Ссылками на Евангелие Лютер обосновывал необходимость покорности. А Мюнцер теми же текстами доказывал право народа на насильственный переворот, на восстание.
Вскоре по приезде в Альштедт Мюнцер переложил латинские псалмы на немецкий язык, сочинил несколько духовных песен, подобрал музыку. Он раздавал всем причастие под обоими видами — между духовным лицом и простым человеком нет никакого различия!
Богослужение Мюнцер тоже подчинил своим целям. К букве библии он не испытывал никакого почтения: на свой лад толковал он любые тексты, перекраивал речения пророков, вкладывал в их уста фразы, которых не было в писании. Он не связывал себя ритуалом, часто отступал от порядка службы, им же установленного. Полагалось читать один отрывок из библии, а он начинал говорить о другом. Весь он — вдохновение, порыв, страсть, но страсть, подчиненная воле. Жить по Евангелию — не значит уповать на загробное блаженство, здесь надо сделать всех равными и свободными. Этому мешают тираны — так пусть же их трупы рвут стервятники и терзают дикие звери.
Он отбрасывал главу, которую должен был читать во время вечери, и запевал по-немецки псалом, где мало осталось от подлинника. Все, кто был в церкви, подхватывали его слова, и многоголосый хор гремел: «Безбожных правителей господь повелел перебить!»
Широко разнеслась молва о брате Томасе. Послушать его стекались люди с разных сторон. Церковь всегда была переполнена. Пешком или на подводах добирались сюда не только крестьяне из соседних деревень, но и жители отдаленных сел и городов. Каждое воскресенье пришлых становилось все больше. Особенно радовало Томаса, что среди его слушателей было много милых его сердцу рудокопов. Эрнст, мансфельдский граф, с самого начала очень косо смотрел на то, что подвластные ему люди зачастили в Альштедт. Но горнорабочие по-прежнему приходили слушать Мюнцера. Он нашел среди них много верных друзей и единомышленников.

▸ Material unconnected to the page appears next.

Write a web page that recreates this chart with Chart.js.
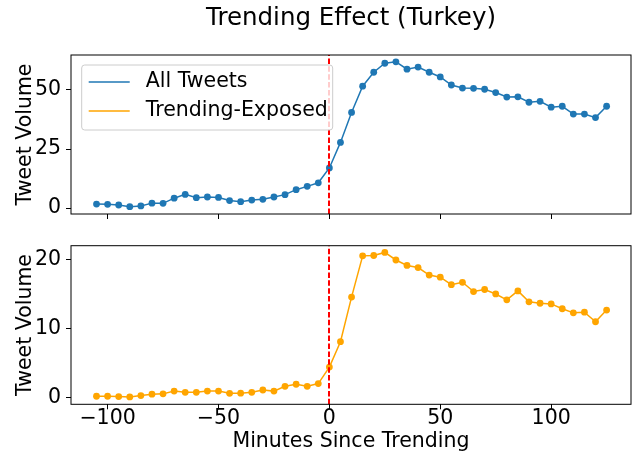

После проповеди они устраивали сходки на мельнице, где работал Петер Вармут, или в мастерской кожевника Бартеля Крумпа, среди дубильных чанов. Борьба будет долгой и жестокой. Бесконечная глупость надеяться, что бог мгновенно придет людям на помощь. Мюнцер требовал самоотречения и готовности на любые жертвы. Он предупреждал: впереди большие испытания. Скоро разразятся такие страшные бури, что человек потеряет охоту и жить. Бушующее море поглотит многих, кто думает, что уже достиг победы. Но не бежать надо от волны — в нее надо врезаться смело и ловко, как это делают опытные мореходы. Тот, кто не желает переносить страданий, сопряженных с борьбой, ничего не добьется.
Он учил самоотверженности и мужеству. В этом он видел залог победы.
Странное письмо! Миролюбивое по тону, оно насквозь пронизано притворством. Лютер не думает, что Томас вернется в стан виттенбергских книжников, но находит их встречу полезной. Мартин ставит ему в вину беспорядки в Цвиккау, распрю с Эграном, опасную склонность к мятежу. Пора уже по-настоящему разобрать взгляды, которых он держится.
Чувствуя подвох, Мюнцер не дает себя провести. Он отвечает уважительно и любезно, не жалеет комплиментов, охотно рассуждает об откровении божьем, но сути разногласий не затрагивает.